11 February 2007

Space Is Ours and We're Takin' It

The 'Bush Doctrine' and Weapons in Space
Published on Sunday, February 11, 2007.
By Prof. Rodrigue Tremblay

"The dangerous patriot: "The one who drifts into chauvinism and exhibits blind enthusiasm for military actions. He is a defender of militarism and its ideals of war and glory. Chauvinism is a proud and bellicose form of patriotism . . . which identifies numerous enemies who can only be dealt with through military power and which equates the national honor with military victory." James A. Donovan, Colonel, US Marine Corps

"Where you have a concentration of power in a few hands, all too frequently men with the mentality of gangsters get control." Lord Acton (1834-1902)
"If you want war, nourish a doctrine.

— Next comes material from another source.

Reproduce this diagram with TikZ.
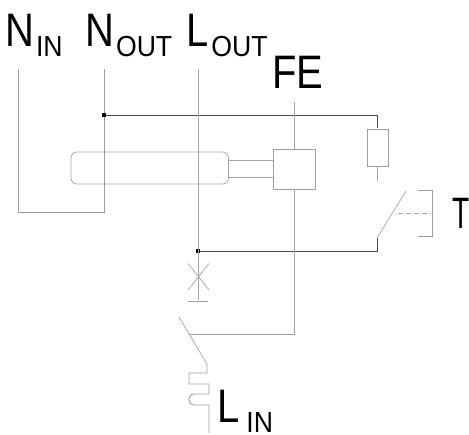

Doctrines are the most frightful tyrants to which men ever are subject... " William Graham Sumner

On September 20, 2002, George W. Bush, in conformity with the path that Cheney-Rumsfeld-Wolfowitz-Rice and Co. had traced for him, adopted a hegemonic foreign policy and issued the famous hubristic "Bush Doctrine". His then Security adviser, Condoleezza Rice, and her assistant, Philip D. Zelikow, drafted much of the 2002 report titled “The National Security Strategy of the United States”, which has come to be known as the "Bush Doctrine" of pre-emptive wars and of American assertive military hegemony around the world.

Eight months before, in his January 29, 2002 first State of the Union Address, Bush, inspired by his neocon and theologian speech writers, had singled out three disparate countries as belonging to an "axis of evil" (Iran, Iraq, and North Korea), even though two of these countries had been at war at each other for years (Iraq and Iran) and the third (North Korea) had no visible political ties to the first two. Bush also expressed his intention that the United States control both the Earth and Outer Space, no matter what the other 191 countries of the world think and no matter what international law and international treaties call for.

On Earth, the neocon Bush-Cheney administration's goal was to invest so much in military gear, and to take military actions if necessary, that no other country would ever challenge its status as the world's sole military superpower.

The intention was to establish a military New American Empire for the 21st Century, along the lines of the British Empire in the 19th Century.

In Space, the administration asserted the "far out" claim that the United States has the right to control Outer Space and to deny access to space to any country not in sync with U.S. interests. Bush's then Secretary of Defense Donald Rumsfeld, in the so-called report on "Counterspace Operations Doctrine" (2004), even stated that the U.S. should not refrain from using such tactics as "cover, concealment, and deception" and "satellite jamming" to control Outer Space. —The chairman of the U.S. joint chiefs of staff, General Peter Pace, said that (Donald) Rumsfeld must truly be 'inspired by God!' This hairy policy was revisited and signed into law by President George W. Bush, on October 18, 2006, thus initiating a new and dangerous Space arms race.